I had hoped my statement would have been taken as only relating to the New World. While I'm sure some of those charges must have been upheld, I can't recall a single case off hand. If no proof could be brought to the authorities and courts of the time, I assume most of the charges were made up.
I still do not see how or why the New World, is so disconnected from the global operations of the Jesuits; it was not a separate planet, neither was it a separate Order, all were interconnected and that almost intimately. One whole set of missions in Sonora existed solely to provide income to support their operations (planned or otherwise) in Japan; the Jesuit missions in Baja and planned expansions into northern California, were to support the operations in the Philippines. It is not logical to try to view their operations in any single region, as if it were a wholly separate entity. Spanish laws were largely the same throughout their empire too.
Next, you "
ASSUME" that the charges were,
MADE UP. Is that supposed to be a convincing counter-argument?
Cactusjumper also wrote
If I still believed in massive Jesuit buried treasures, I would probably be coming down on the other side of this issue. With all that gold and silver, they could have bought their way out of trouble. Graft being what it was, and still is, in Mexico it would have been SOP.

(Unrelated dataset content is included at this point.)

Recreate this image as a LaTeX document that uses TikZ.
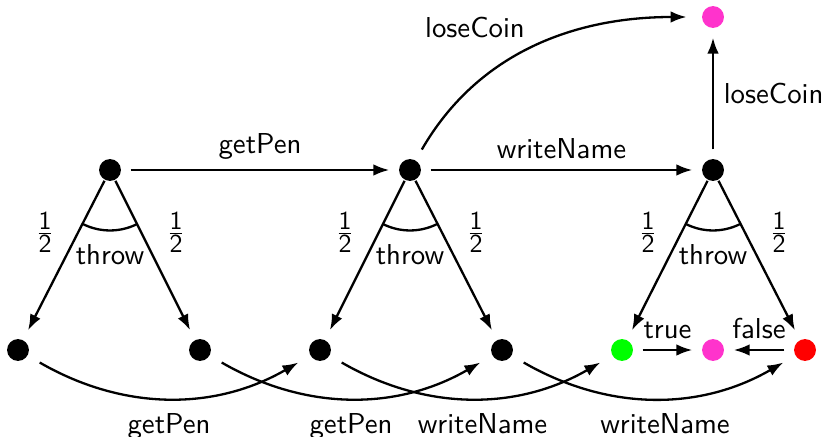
\documentclass[tikz,border=0pt]{standalone}
\usetikzlibrary{arrows.meta}
\definecolor{losepink}{RGB}{255,51,204}
\begin{document}
\begin{tikzpicture}[x=0.0122cm,y=-0.0122cm,line join=round,thick,font=\sffamily,
        >={Latex[length=5.5pt,width=4pt]}]
                \tikzset{st/.style={circle,fill,inner sep=0pt,minimum size=7.6pt},
                    tr/.style={->,shorten >=3pt,shorten <=3pt},
                    half/.style={inner sep=1pt,scale=0.9}}
                \def \rarc{21pt}
                \def \half{$\frac{\textsf{1}}{\textsf{2}}$}
                \useasboundingbox (0,0) rectangle (829,437);
                % states
                \node[st] (a) at (110,170) {};
                \node[st] (b) at (410,170) {};
                \node[st] (c) at (713,170) {};
                \node[st,fill=losepink] (lose) at (713,17) {};
                \node[st] (a1) at (18,350) {};
                \node[st] (a2) at (200,350) {};
                \node[st] (b1) at (320,350) {};
                \node[st] (b2) at (502,350) {};
                \node[st,fill=green] (c1) at (622,350) {};
                \node[st,fill=losepink] (win) at (713,350) {};
                \node[st,fill=red] (c2) at (805,350) {};
                % throws
                \foreach \n/\l/\r in {a/a1/a2,b/b1/b2,c/c1/c2}{
                    \draw[->,shorten >=3.5pt] (\n) -- (\l);
                    \draw[->,shorten >=3.5pt] (\n) -- (\r);
                    \draw (\n.center) ++(-117:\rarc) arc (-117:-63:\rarc);
                    \path (\n) ++(0,85) node (\n t) {throw};
                    \path (\n) ++(-65,62) node[half] (\n h1) {\half};
                    \path (\n) ++(66,62) node[half] (\n h2) {\half};
                }
                % top row
                \draw[tr] (a) -- node[above] {getPen} (b);
                \draw[tr] (b) -- node[above] {writeName} (c);
                \draw[tr] (c) -- node[right] {loseCoin} (lose);
                \draw[tr,shorten >=5pt,shorten <=4pt] (b) to[out=60,in=180] (lose);
                \node (lc) at (475,27) {loseCoin};
                % bottom row
                \draw[tr] (c1) -- node[above=0pt] {true} (win);
                \draw[tr] (c2) -- node[above=0pt] {false} (win);
                \draw[tr,shorten >=4.5pt,shorten <=4.5pt] (a1) to[bend right=30] node[below=2pt] {getPen} (b1);
                \draw[tr,shorten >=4.5pt,shorten <=4.5pt] (a2) to[bend right=30] node[below=2pt] {getPen} (b2);
                \draw[tr,shorten >=4.5pt,shorten <=4.5pt] (b1) to[bend right=30] node[below=2pt,xshift=4pt] {writeName} (c1);
                \draw[tr,shorten >=4.5pt,shorten <=4.5pt] (b2) to[bend right=30] node[below=2pt,xshift=4pt] {writeName} (c2);
        \end{tikzpicture}
\end{document}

Perhaps they COULD have bought their way out of trouble, but this would entail spending some of that wealth which the Jesuits should not admit to having, and had shown a great reticence at parting with as happened in France when the courts there ruled they had to pay the debts incurred by members of their Order in their trans-Atlantic trade. Not without a terrific legal fight however on their part. It is pure
speculation about whether they could or could not have bribed their way out of this trouble, assuming that those in power would be corrupt enough to go along with it, and that is far from a certainty. Considering that the Jesuits had been implicated in the riots against the King in Spain, anyone whom would accept a bribe no matter how fat, would then be in very real danger from the king of Spain as a possible accomplice with the Jesuits in their plots against the monarchy.
By the way, did anyone catch the mention of the
PLOT in the King's expulsion order? Could this be a direct, if vague, reference to the Jesuit plot to betray Spain's colonies in America, which impelled the King to act
rapidly, which he also mentioned?
Perhaps, and this is almost pure
speculation, the king of Spain had some information as to the timeline of this proposed betrayal?
I look forward to your answers, thank you in advance. I hope all is well with you folks and look forward to seeing you again.